Exercise brief → Make an exact copy of all the material below, apart from the pictures.

Source material →
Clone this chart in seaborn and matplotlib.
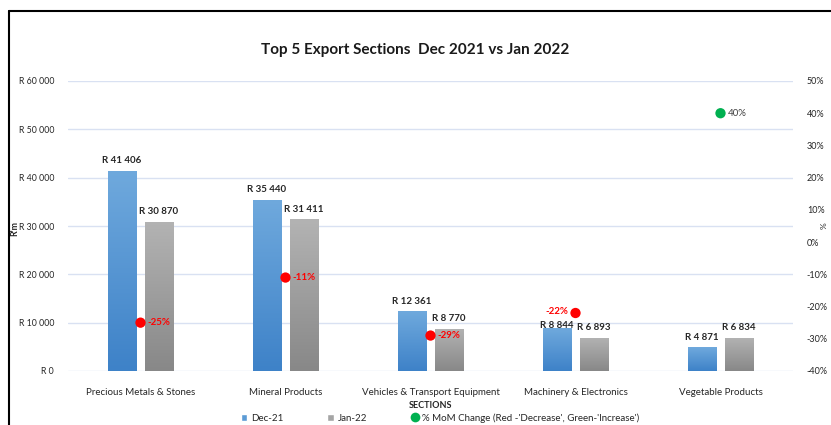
import numpy as np
import pandas as pd
import matplotlib
matplotlib.use("Agg")
import matplotlib.pyplot as plt
from matplotlib.lines import Line2D
from matplotlib.patches import Patch
import seaborn as sns

# Chart data
sections = ["Precious Metals & Stones", "Mineral Products",
            "Vehicles & Transport Equipment", "Machinery & Electronics",
            "Vegetable Products"]
dec21 = [41406, 35440, 12361, 8844, 4871]
jan22 = [30870, 31411, 8770, 6893, 6834]
mom_change = [-25, -11, -29, -22, 40]
periods = ["Dec-21", "Jan-22"]

sns.set_theme(style="white")
plt.rcParams["font.family"] = ["Lato", "DejaVu Sans"]

df = pd.DataFrame({
    "Section": sections * 2,
    "Period": [periods[0]] * 5 + [periods[1]] * 5,
    "Value": dec21 + jan22,
})
mom = pd.DataFrame({"Section": sections, "Change": mom_change})
mom["Dir"] = np.where(mom["Change"] < 0, "Decrease", "Increase")

fig = plt.figure(figsize=(8.31, 4.25), dpi=100)
ax = fig.add_axes([68 / 831, 1 - 371 / 425, 725 / 831, 290 / 425])

bar_cols = {"Dec-21": "#5B9BD5", "Jan-22": "#A5A5A5"}
sns.barplot(data=df, x="Section", y="Value", hue="Period", palette=bar_cols,
            saturation=1, width=0.51, gap=0.22, edgecolor="white",
            linewidth=0.6, legend=False, ax=ax)

# gradient fill for bars (first five are Dec-21, next five Jan-22)
grads = [("#3E82C8", "#6FA9DD"), ("#888888", "#B3B3B3")]
for k, p in enumerate(ax.patches[:10]):
    bot, top = grads[k // 5]
    cmap = matplotlib.colors.LinearSegmentedColormap.from_list("g", [bot, top])
    x0, y0 = p.get_x(), p.get_y()
    w, h = p.get_width(), p.get_height()
    im = ax.imshow(np.linspace(0, 1, 100).reshape(-1, 1), cmap=cmap,
                   extent=[x0, x0 + w, y0, y0 + h], origin="lower",
                   aspect="auto", zorder=p.get_zorder() + 0.1)
    im.set_clip_path(p)

ax.set_xlim(-0.5, 4.5)
ax.set_ylim(0, 60000)
ax.set_yticks(range(0, 60001, 10000))
ax.set_yticklabels(["R 0", "R 10 000", "R 20 000", "R 30 000", "R 40 000",
                    "R 50 000", "R 60 000"])
ax.yaxis.grid(True, color="#D9E1F2", linewidth=1)
ax.set_axisbelow(True)
for s in ax.spines.values():
    s.set_visible(False)
ax.tick_params(axis="y", length=0, labelsize=6.3, colors="#262626", pad=10)
ax.tick_params(axis="x", length=0, labelsize=7, colors="#262626", pad=12)
ax.set_xlabel("SECTIONS", fontsize=6.5, fontweight="bold", color="#262626",
              labelpad=3)
ax.set_ylabel("")
fig.text(15 / 831, 1 - 228 / 425, "R'm", rotation=90, ha="center",
         va="center", fontsize=6.3, fontweight="bold", color="#262626")

# value labels
for i, (d, j) in enumerate(zip(dec21, jan22)):
    for xo, v in ((-0.128, d), (0.128, j)):
        s = "R " + f"{v:,}".replace(",", " ")
        dy = -1 if (i == 3 and xo < 0) else 4
        ax.annotate(s, (i + xo, v), xytext=(0, dy), textcoords="offset points",
                    ha="center", va="bottom", fontsize=7, fontweight="bold",
                    color="#262626", zorder=6)

# MoM change on secondary axis
ax2 = ax.twinx()
sns.scatterplot(data=mom, x="Section", y="Change", hue="Dir",
                palette={"Decrease": "#FF0000", "Increase": "#00B050"},
                s=55, marker="o", linewidth=0, legend=False, ax=ax2, zorder=5)
ax2.set_ylim(-40, 50)
ax2.set_yticks(range(-40, 51, 10))
ax2.set_yticklabels([f"{t}%" for t in range(-40, 51, 10)])
ax2.tick_params(axis="y", length=0, labelsize=6.5, colors="#262626", pad=10)
ax2.set_ylabel("")
fig.text(824 / 831, 1 - 226 / 425, "%", rotation=90, ha="center",
         va="center", fontsize=6, color="#262626")
for s in ax2.spines.values():
    s.set_visible(False)
for i, c in enumerate(mom_change):
    col = "#FF0000" if c < 0 else "#404040"
    fw = "bold" if c < 0 else "normal"
    if i == 3:
        ax2.annotate(f"{c}%", (i, c), xytext=(-5, 1), textcoords="offset points",
                     ha="right", va="center", fontsize=7, color=col, fontweight=fw)
    else:
        ax2.annotate(f"{c}%", (i, c), xytext=(5, 0), textcoords="offset points",
                     ha="left", va="center", fontsize=7, color=col, fontweight=fw)

fig.text(0.5, 1 - 50 / 425, "Top 5 Export Sections  Dec 2021 vs Jan 2022",
         ha="center", va="center", fontsize=11, fontweight="bold",
         color="#1a1a1a")

handles = [Patch(facecolor="#5B9BD5", label="Dec-21"),
           Patch(facecolor="#A5A5A5", label="Jan-22"),
           Line2D([], [], marker="o", color="none", markerfacecolor="#00B050",
                  markeredgecolor="none", markersize=7,
                  label="% MoM Change (Red -'Decrease', Green-'Increase')")]
fig.legend(handles=handles, loc="center", bbox_to_anchor=(440 / 831, 1 - 418 / 425),
           ncol=3, frameon=False, fontsize=7, handlelength=0.7,
           handleheight=0.7, columnspacing=4.5, handletextpad=0.4)

# frame lines at top and left
fig.add_artist(Line2D([9 / 831, 1], [1 - 11 / 425] * 2, color="black", lw=1.5,
                      transform=fig.transFigure))
fig.add_artist(Line2D([9 / 831] * 2, [0, 1 - 11 / 425], color="black", lw=1.5,
                      transform=fig.transFigure))

fig.savefig("out.png", dpi=100)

Reply →
Clone this chart in seaborn and matplotlib.
import numpy as np
import pandas as pd
import matplotlib
matplotlib.use("Agg")
import matplotlib.pyplot as plt
from matplotlib.lines import Line2D
from matplotlib.patches import Patch
import seaborn as sns

# Chart data
sections = ["Precious Metals & Stones", "Mineral Products",
            "Vehicles & Transport Equipment", "Machinery & Electronics",
            "Vegetable Products"]
dec21 = [41406, 35440, 12361, 8844, 4871]
jan22 = [30870, 31411, 8770, 6893, 6834]
mom_change = [-25, -11, -29, -22, 40]
periods = ["Dec-21", "Jan-22"]

sns.set_theme(style="white")
plt.rcParams["font.family"] = ["Lato", "DejaVu Sans"]

df = pd.DataFrame({
    "Section": sections * 2,
    "Period": [periods[0]] * 5 + [periods[1]] * 5,
    "Value": dec21 + jan22,
})
mom = pd.DataFrame({"Section": sections, "Change": mom_change})
mom["Dir"] = np.where(mom["Change"] < 0, "Decrease", "Increase")

fig = plt.figure(figsize=(8.31, 4.25), dpi=100)
ax = fig.add_axes([68 / 831, 1 - 371 / 425, 725 / 831, 290 / 425])

bar_cols = {"Dec-21": "#5B9BD5", "Jan-22": "#A5A5A5"}
sns.barplot(data=df, x="Section", y="Value", hue="Period", palette=bar_cols,
            saturation=1, width=0.51, gap=0.22, edgecolor="white",
            linewidth=0.6, legend=False, ax=ax)

# gradient fill for bars (first five are Dec-21, next five Jan-22)
grads = [("#3E82C8", "#6FA9DD"), ("#888888", "#B3B3B3")]
for k, p in enumerate(ax.patches[:10]):
    bot, top = grads[k // 5]
    cmap = matplotlib.colors.LinearSegmentedColormap.from_list("g", [bot, top])
    x0, y0 = p.get_x(), p.get_y()
    w, h = p.get_width(), p.get_height()
    im = ax.imshow(np.linspace(0, 1, 100).reshape(-1, 1), cmap=cmap,
                   extent=[x0, x0 + w, y0, y0 + h], origin="lower",
                   aspect="auto", zorder=p.get_zorder() + 0.1)
    im.set_clip_path(p)

ax.set_xlim(-0.5, 4.5)
ax.set_ylim(0, 60000)
ax.set_yticks(range(0, 60001, 10000))
ax.set_yticklabels(["R 0", "R 10 000", "R 20 000", "R 30 000", "R 40 000",
                    "R 50 000", "R 60 000"])
ax.yaxis.grid(True, color="#D9E1F2", linewidth=1)
ax.set_axisbelow(True)
for s in ax.spines.values():
    s.set_visible(False)
ax.tick_params(axis="y", length=0, labelsize=6.3, colors="#262626", pad=10)
ax.tick_params(axis="x", length=0, labelsize=7, colors="#262626", pad=12)
ax.set_xlabel("SECTIONS", fontsize=6.5, fontweight="bold", color="#262626",
              labelpad=3)
ax.set_ylabel("")
fig.text(15 / 831, 1 - 228 / 425, "R'm", rotation=90, ha="center",
         va="center", fontsize=6.3, fontweight="bold", color="#262626")

# value labels
for i, (d, j) in enumerate(zip(dec21, jan22)):
    for xo, v in ((-0.128, d), (0.128, j)):
        s = "R " + f"{v:,}".replace(",", " ")
        dy = -1 if (i == 3 and xo < 0) else 4
        ax.annotate(s, (i + xo, v), xytext=(0, dy), textcoords="offset points",
                    ha="center", va="bottom", fontsize=7, fontweight="bold",
                    color="#262626", zorder=6)

# MoM change on secondary axis
ax2 = ax.twinx()
sns.scatterplot(data=mom, x="Section", y="Change", hue="Dir",
                palette={"Decrease": "#FF0000", "Increase": "#00B050"},
                s=55, marker="o", linewidth=0, legend=False, ax=ax2, zorder=5)
ax2.set_ylim(-40, 50)
ax2.set_yticks(range(-40, 51, 10))
ax2.set_yticklabels([f"{t}%" for t in range(-40, 51, 10)])
ax2.tick_params(axis="y", length=0, labelsize=6.5, colors="#262626", pad=10)
ax2.set_ylabel("")
fig.text(824 / 831, 1 - 226 / 425, "%", rotation=90, ha="center",
         va="center", fontsize=6, color="#262626")
for s in ax2.spines.values():
    s.set_visible(False)
for i, c in enumerate(mom_change):
    col = "#FF0000" if c < 0 else "#404040"
    fw = "bold" if c < 0 else "normal"
    if i == 3:
        ax2.annotate(f"{c}%", (i, c), xytext=(-5, 1), textcoords="offset points",
                     ha="right", va="center", fontsize=7, color=col, fontweight=fw)
    else:
        ax2.annotate(f"{c}%", (i, c), xytext=(5, 0), textcoords="offset points",
                     ha="left", va="center", fontsize=7, color=col, fontweight=fw)

fig.text(0.5, 1 - 50 / 425, "Top 5 Export Sections  Dec 2021 vs Jan 2022",
         ha="center", va="center", fontsize=11, fontweight="bold",
         color="#1a1a1a")

handles = [Patch(facecolor="#5B9BD5", label="Dec-21"),
           Patch(facecolor="#A5A5A5", label="Jan-22"),
           Line2D([], [], marker="o", color="none", markerfacecolor="#00B050",
                  markeredgecolor="none", markersize=7,
                  label="% MoM Change (Red -'Decrease', Green-'Increase')")]
fig.legend(handles=handles, loc="center", bbox_to_anchor=(440 / 831, 1 - 418 / 425),
           ncol=3, frameon=False, fontsize=7, handlelength=0.7,
           handleheight=0.7, columnspacing=4.5, handletextpad=0.4)

# frame lines at top and left
fig.add_artist(Line2D([9 / 831, 1], [1 - 11 / 425] * 2, color="black", lw=1.5,
                      transform=fig.transFigure))
fig.add_artist(Line2D([9 / 831] * 2, [0, 1 - 11 / 425], color="black", lw=1.5,
                      transform=fig.transFigure))

fig.savefig("out.png", dpi=100)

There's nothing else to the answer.